Data segment:

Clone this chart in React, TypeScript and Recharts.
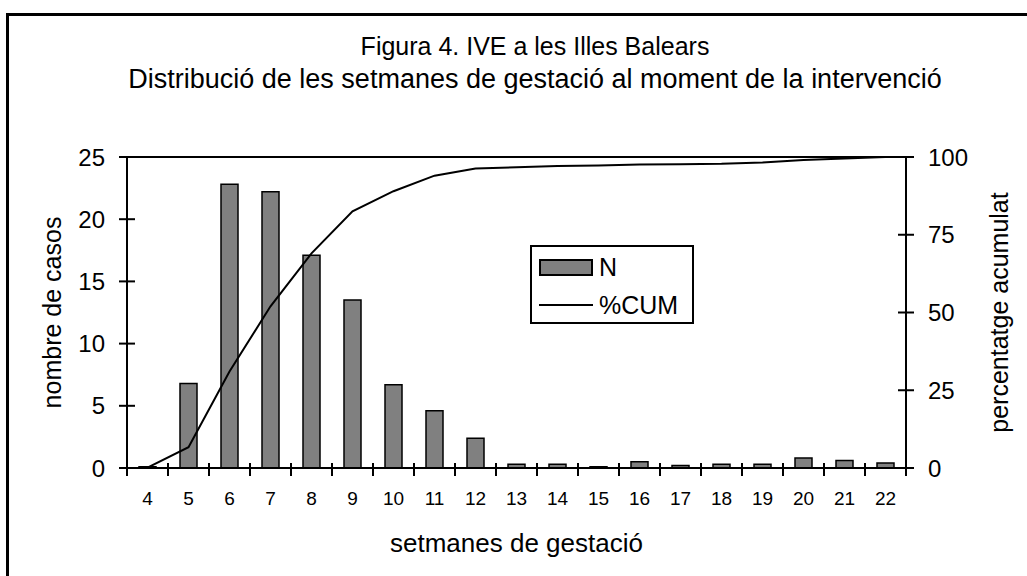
import React from 'react';
import { ComposedChart, Bar, Line, XAxis, YAxis, Legend, ReferenceLine } from 'recharts';

// setmanes de gestació (categories)
const weeks = ['4', '5', '6', '7', '8', '9', '10', '11', '12', '13', '14', '15', '16', '17', '18', '19', '20', '21', '22'];
// N: casos
const casesN = [0.1, 6.8, 22.8, 22.2, 17.1, 13.5, 6.7, 4.6, 2.4, 0.3, 0.3, 0.1, 0.5, 0.2, 0.3, 0.3, 0.8, 0.6, 0.4];
// %CUM: percentatge acumulat
const cumPct = [0.1, 6.7, 31, 52, 69, 82.5, 89, 94, 96.3, 96.7, 97.1, 97.3, 97.6, 97.7, 97.8, 98.2, 99, 99.5, 100];

const leftTicks = [0, 5, 10, 15, 20, 25];
const rightTicks = [0, 25, 50, 75, 100];

const W = 1027;
const H = 576;
const PLOT_LEFT = 127;
const PLOT_RIGHT = 906;
const PLOT_TOP = 157;
const PLOT_BOTTOM = 468;
const FONT = '"Liberation Sans", Arial, Helvetica, sans-serif';

const X_TICK_MARGIN = 24;
const Y_TICK_MARGIN = 22;

const data = weeks.map((w, i) => ({ week: w, N: casesN[i], cum: cumPct[i] }));

function WeekTick(props: any) {
    const { x, y, payload, index } = props;
    const band = (PLOT_RIGHT - PLOT_LEFT) / weeks.length;
    const axisY = y - X_TICK_MARGIN;
    const edges = [x - band / 2];
    if (index === weeks.length - 1) edges.push(x + band / 2);
    return (
        <g>
            {edges.map((ex) => (
                <line key={ex} x1={ex} x2={ex} y1={axisY - 5} y2={axisY + 8} stroke="#000" strokeWidth={2} />
            ))}
            <text x={x} y={y} dy="0.71em" textAnchor="middle" fontSize={19} fill="#000" fontFamily={FONT}>
                {payload.value}
            </text>
        </g>
    );
}

function LeftTick(props: any) {
    const { x, y, payload } = props;
    const axisX = x + Y_TICK_MARGIN;
    return (
        <g>
            <line x1={axisX - 8} x2={axisX + 8} y1={y} y2={y} stroke="#000" strokeWidth={2} />
            <text x={x} y={y} dy="0.36em" textAnchor="end" fontSize={24} fill="#000" fontFamily={FONT}>
                {payload.value}
            </text>
        </g>
    );
}

function RightTick(props: any) {
    const { x, y, payload } = props;
    const axisX = x - Y_TICK_MARGIN;
    return (
        <g>
            <line x1={axisX - 8} x2={axisX + 8} y1={y} y2={y} stroke="#000" strokeWidth={2} />
            <text x={x} y={y} dy="0.36em" textAnchor="start" fontSize={24} fill="#000" fontFamily={FONT}>
                {payload.value}
            </text>
        </g>
    );
}

function LegendBox(props: any) {
    // bar entry first, like the original
    const items = [...(props.payload || [])].sort(
        (a: any, b: any) => (a.type === 'rect' ? 0 : 1) - (b.type === 'rect' ? 0 : 1)
    );
    return (
        <div
            style={{
                width: 164,
                height: 79,
                border: '2px solid #000',
                boxSizing: 'border-box',
                background: '#fff',
                fontFamily: FONT,
                fontSize: 25,
                color: '#000',
                paddingTop: 1,
            }}
        >
            {items.map((item: any) => (
                <div key={item.value} style={{ display: 'flex', alignItems: 'center', height: 38 }}>
                    <div style={{ width: 7 }} />
                    {item.type === 'rect' ? (
                        <div style={{ width: 54, height: 17, background: '#808080', border: '2px solid #000', boxSizing: 'border-box' }} />
                    ) : (
                        <div style={{ width: 54, height: 2, background: '#000' }} />
                    )}
                    <span style={{ marginLeft: 6, lineHeight: '38px' }}>{item.value}</span>
                </div>
            ))}
        </div>
    );
}

export default function App() {
    return (
        <div style={{ position: 'absolute', left: 0, top: 0, width: W, height: H, overflow: 'hidden', background: '#fff' }}>
            <div
                style={{
                    position: 'absolute',
                    left: 6,
                    top: 13,
                    width: W + 50,
                    height: H + 50,
                    border: '3px solid #000',
                    boxSizing: 'border-box',
                }}
            />
            <div
                style={{
                    position: 'absolute',
                    left: 35,
                    width: 1000,
                    top: 30,
                    textAlign: 'center',
                    fontFamily: FONT,
                    color: '#000',
                }}
            >
                <div style={{ fontSize: 25, lineHeight: '33px' }}>Figura 4. IVE a les Illes Balears</div>
                <div style={{ fontSize: 27, lineHeight: '33px' }}>Distribució de les setmanes de gestació al moment de la intervenció</div>
            </div>
            <div style={{ position: 'absolute', left: 0, top: 0 }}>
                <ComposedChart
                    width={W}
                    height={H}
                    data={data}
                    margin={{ top: PLOT_TOP, right: 0, bottom: 0, left: 0 }}
                    barSize={17}
                >
                    <XAxis
                        dataKey="week"
                        height={H - PLOT_BOTTOM}
                        interval={0}
                        tickSize={0}
                        tickMargin={X_TICK_MARGIN}
                        tickLine={false}
                        axisLine={{ stroke: '#000', strokeWidth: 2 }}
                        tick={<WeekTick />}
                        label={{ value: 'setmanes de gestació', position: 'insideBottom', offset: 24, fontSize: 26, fill: '#000', fontFamily: FONT }}
                    />
                    <YAxis
                        yAxisId="left"
                        width={PLOT_LEFT}
                        domain={[0, 25]}
                        ticks={leftTicks}
                        interval={0}
                        tickSize={0}
                        tickMargin={Y_TICK_MARGIN}
                        tickLine={false}
                        axisLine={{ stroke: '#000', strokeWidth: 2 }}
                        tick={<LeftTick />}
                        label={{ value: 'nombre de casos', angle: -90, position: 'center', dx: -11, fontSize: 25, fill: '#000', fontFamily: FONT }}
                    />
                    <YAxis
                        yAxisId="right"
                        orientation="right"
                        width={W - PLOT_RIGHT}
                        domain={[0, 100]}
                        ticks={rightTicks}
                        interval={0}
                        tickSize={0}
                        tickMargin={Y_TICK_MARGIN}
                        tickLine={false}
                        axisLine={{ stroke: '#000', strokeWidth: 2 }}
                        tick={<RightTick />}
                        label={{ value: 'percentatge acumulat', angle: -90, position: 'center', dx: 33, fontSize: 25, fill: '#000', fontFamily: FONT }}
                    />
                    <ReferenceLine yAxisId="left" y={25} stroke="#000" strokeWidth={2} />
                    <Legend
                        layout="vertical"
                        align="center"
                        verticalAlign="middle"
                        content={<LegendBox />}
                        wrapperStyle={{ position: 'absolute', left: 530, top: 245, width: 164, height: 79 }}
                    />
                    <Bar
                        yAxisId="left"
                        dataKey="N"
                        name="N"
                        legendType="rect"
                        fill="#808080"
                        stroke="#000"
                        strokeWidth={1.5}
                        isAnimationActive={false}
                    />
                    <Line
                        yAxisId="right"
                        dataKey="cum"
                        name="%CUM"
                        legendType="plainline"
                        type="linear"
                        stroke="#000"
                        strokeWidth={2}
                        dot={false}
                        activeDot={false}
                        isAnimationActive={false}
                    />
                </ComposedChart>
            </div>
        </div>
    );
}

Set exercise:
Return the material line for line, from its beginning to the line that contains "YAxis, Legend, ReferenceLine", with the pictures left out.

Written response:
Clone this chart in React, TypeScript and Recharts.
import React from 'react';
import { ComposedChart, Bar, Line, XAxis, YAxis, Legend, ReferenceLine } from 'recharts';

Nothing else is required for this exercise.